古くは権力の象徴であり続けた毛皮が、一般的なファッションアイテムとして発展したのは19世紀ごろからといわれています。
本格的に普及し始めたのは昭和45年以降ですが、それから現在に至るまで、毛皮は私たちの日常を彩るファッションアイテムとして人気となりました。
今回は、そんな奥の深い毛皮を日常にうまく取り入れるために、毛皮にはどんな種類・特徴があるのかをご紹介します。
目次
毛皮のつくり
毛皮は、「刺し毛」と「綿毛」の二部で構成されています。刺し毛に使われているのが、毛皮のメインとなる動物の毛です。周りに細かく生えそろった綿毛が真ん中の刺し毛を支えることで空気の層を作り、体から熱が逃げるのを防ぎます。それが優れた防寒性につながっているのです。
それでは、毛皮の種類をチェックしてみましょう。
世界三大毛皮【セーブル・チンチラ・リンクス】
天然素材の毛皮であるリアルファーの中でも、次の3つは「世界三大毛皮」と呼ばれています。希少価値が高いため値段も高価格です。
セーブル
イタチの仲間。日本では「黒テン」(くろてん)と呼ばれます。ロシアンセーブル、アメリカンセーブル、カナディアンセーブルなど種類はさまざまですが、有名なのはロシアンセーブルです。毛皮の中でも最も高級であり、昔から皇族や貴族などが愛用してきました。
チンチラ
ネズミの仲間。色にグラデーションがあることが特徴。毛は柔らかくすべすべしています。こちらも、高級毛皮として扱われます。
リンクス
オオヤマネコの仲間。茶色と白の毛がまだらになって生えています。全身に斑点模様がついており、その中でも特に、斑点模様のはっきりしたおなかの毛は非常に価値が高い部分です。
有名な毛皮【ミンク・フォックス・ラビット】
ミンク
カワウソの仲間。毛に光沢感があるのが特徴です。サファイア、ブルーアイリスなど、色の種類が豊富なことでも知られています。綿毛が多いため高い保温性を持っています。マフラー、ストールなどの小さめのファッションアイテムであれば、比較的手に入りやすい価格帯で取引されます。
フォックス
キツネ。刺し毛が少しとがっているのが特徴です。シルバーフォックス、ブルーフォックス、レッドフォックスなどがあります。ファーの中では比較的安価で、手に入れやすい種類です。
ラビット
ウサギ。毛が短く染色もしやすいことから、安価で出回っています。白ウサギ、ゴマ、ゴール、黒ウサギとラビットにもさまざま種類があり、中でもレッキスやアンゴラは高値で取引されます。

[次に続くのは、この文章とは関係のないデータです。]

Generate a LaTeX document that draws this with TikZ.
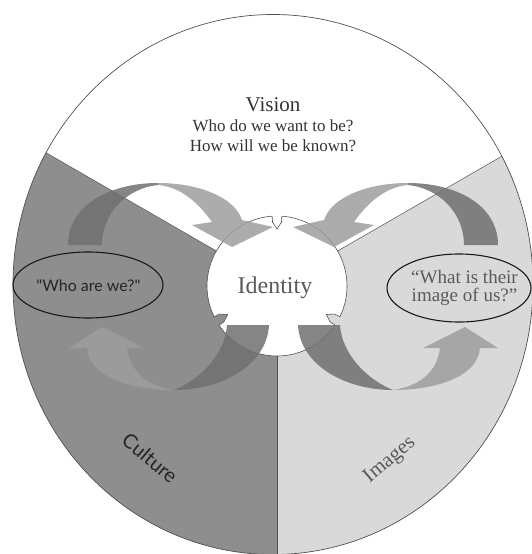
\documentclass[tikz,border=0pt]{standalone}
\usepackage{fontspec}
\setmainfont{Liberation Serif}
\newfontfamily\handfont{Lato}
\usetikzlibrary{calc}
\definecolor{culturegray}{HTML}{8E8E8E}
\definecolor{imagegray}{HTML}{D9D9D9}
\definecolor{arrowdark}{HTML}{707070}
\definecolor{arrowlight}{HTML}{9E9E9E}
\definecolor{linegray}{HTML}{505050}
\definecolor{textdark}{HTML}{333333}
\definecolor{textmid}{HTML}{5A5A5A}
\tikzset{
  rim/.style={draw=linegray, line width=0.7pt},
  sectorline/.style={draw=linegray, line width=0.5pt},
  arrowd/.style={fill=arrowdark, fill opacity=0.85},
  arrowl/.style={fill=arrowlight, fill opacity=0.85},
  bubble/.style={draw=black!90, line width=1.1pt},
  serifbig/.style={font=\fontsize{21}{21}\selectfont, text=textdark, anchor=base},
  serifq/.style={font=\fontsize{17}{17}\selectfont, text=textdark, anchor=base},
}
\begin{document}
\begin{tikzpicture}[x=1pt,y=-1pt]
\useasboundingbox (0,0) rectangle (531,554);
\coordinate (C) at (277,286);
\coordinate (E) at (273,284.5);
\coordinate (BL) at (45.9,152.6);
\coordinate (BR) at (501.7,156.3);
\coordinate (BB) at (277,554.5);
% sectors
\begin{scope}
\clip (E) ellipse [x radius=260pt, y radius=270pt];
\fill[culturegray] (C) -- (-70,86) -- (-70,600) -- (277,600) -- cycle;
\fill[imagegray] (C) -- (624,86) -- (624,600) -- (277,600) -- cycle;
\end{scope}
\draw[sectorline] (C) -- (BL);
\draw[sectorline] (C) -- (BR);
\draw[sectorline] (C) -- (BB);
\draw[rim] (E) ellipse [x radius=260pt, y radius=270pt];
% identity disc with notches
\filldraw[fill=white, draw=linegray, line width=0.6pt]
  plot[domain=-86:26, samples=40] ({277+70*cos(\x)},{286+70*sin(\x)})
  -- ({277+64*cos(26)},{286+64*sin(26)}) -- ({277+57*cos(30)},{286+57*sin(30)}) -- ({277+64*cos(34)},{286+64*sin(34)})
  -- plot[domain=34:146, samples=40] ({277+70*cos(\x)},{286+70*sin(\x)})
  -- ({277+64*cos(146)},{286+64*sin(146)}) -- ({277+57*cos(150)},{286+57*sin(150)}) -- ({277+64*cos(154)},{286+64*sin(154)})
  -- plot[domain=154:266, samples=40] ({277+70*cos(\x)},{286+70*sin(\x)})
  -- ({277+64*cos(266)},{286+64*sin(266)}) -- ({277+57*cos(270)},{286+57*sin(270)}) -- ({277+64*cos(274)},{286+64*sin(274)})
  -- cycle;
% top-left arch
\path[arrowd] (68,245) .. controls (68,205) and (110,183) .. (158,183) -- (158,185)
  .. controls (128,188) and (102,212) .. (102,245) -- cycle;
\path[arrowl] (158,183) .. controls (200,183) and (235,198) .. (242,220) -- (273,227) -- (232,247) -- (192,225) -- (212,222)
  .. controls (200,205) and (182,187) .. (158,185) -- cycle;
% top-right arch (mirror about x=283)
\path[arrowd] (498,245) .. controls (498,205) and (456,183) .. (408,183) -- (408,185)
  .. controls (438,188) and (464,212) .. (464,245) -- cycle;
\path[arrowl] (408,183) .. controls (366,183) and (331,198) .. (324,220) -- (293,227) -- (334,247) -- (374,225) -- (354,222)
  .. controls (366,205) and (384,187) .. (408,185) -- cycle;
% bottom-right arrow
\path[arrowd] (298,325) .. controls (300,365) and (345,390) .. (393,390)
  .. controls (368,380) and (342,355) .. (340,325) -- cycle;
\path[arrowl] (393,390) .. controls (440,390) and (478,375) .. (480,348) -- (498,348) -- (465,327) -- (423,348) -- (440,348)
  .. controls (437,372) and (420,386) .. (393,390) -- cycle;
% bottom-left arrow (mirror about x=283.5)
\path[arrowd] (269,325) .. controls (267,365) and (222,390) .. (174,390)
  .. controls (199,380) and (225,355) .. (227,325) -- cycle;
\path[arrowl] (174,390) .. controls (127,390) and (89,375) .. (87,348) -- (69,348) -- (102,327) -- (144,348) -- (127,348)
  .. controls (130,372) and (147,386) .. (174,390) -- cycle;
% speech bubbles
\draw[bubble] (88,285) ellipse [x radius=75pt, y radius=33pt];
\draw[bubble] (459,288) ellipse [x radius=72pt, y radius=34pt];
% texts
\node[serifbig] (vision) at (273,111) {Vision};
\node[serifq] (q1) at (273,131.5) {Who do we want to be?};
\node[serifq] (q2) at (273,151.5) {How will we be known?};
\node[anchor=base, text=textmid, font=\fontsize{24}{24}\selectfont] (identity) at (275,293) {Identity};
\node[anchor=base, text=black!85, font=\handfont\fontsize{16}{16}\selectfont] (who) at (88.5,291) {"Who are we?"};
\node[anchor=base, text=textmid, font=\fontsize{19}{19}\selectfont] (what1) at (464.5,283.3) {``What is their};
\node[anchor=base, text=textmid, font=\fontsize{19}{19}\selectfont] (what2) at (464.5,301.7) {image of us?''};
\node[rotate=-40, text=black!85, font=\handfont\fontsize{20}{20}\selectfont] (culture) at (150,458) {Culture};
\node[rotate=40, text=textmid, font=\fontsize{21}{21}\selectfont] (images) at (390,460) {Images};
\end{tikzpicture}
\end{document}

その他、ラム(羊)、ヌートリア(大ネズミ)、リス、タヌキなどがリアルファーの素材として使われています。
フェイクファー
ここまででご紹介したリアルファーは、天然素材です。天然がゆえに、毛皮の採取目的で乱獲されてきた歴史があり、実際に絶滅した種もあります。
そこで、自然・動物愛護の観点から、フェイクファーが登場しました。しかし、フェイクファーはアクリル繊維やポリエステル繊維で作られているため、環境負荷の観点から反対する論者もいるようです。オーガニックコットン糸を使用している工場はまだまだ少なく、環境問題をどのように解決するのかが今後の課題とされています。
おわりに
昔からさまざまな種類のリアルファーが使用されてきましたが、近年ではフェイクファーに注目しているブランドやショップも多くあります。実際、売り上げが減ることを承知で、リアルファー製品の取り扱い廃止を決めたアパレルブランドや大手ショップの数は200以上。
これからは、消費者側も自らのエシカルファッションについて思考し、決断することが求められていくのかもしれません。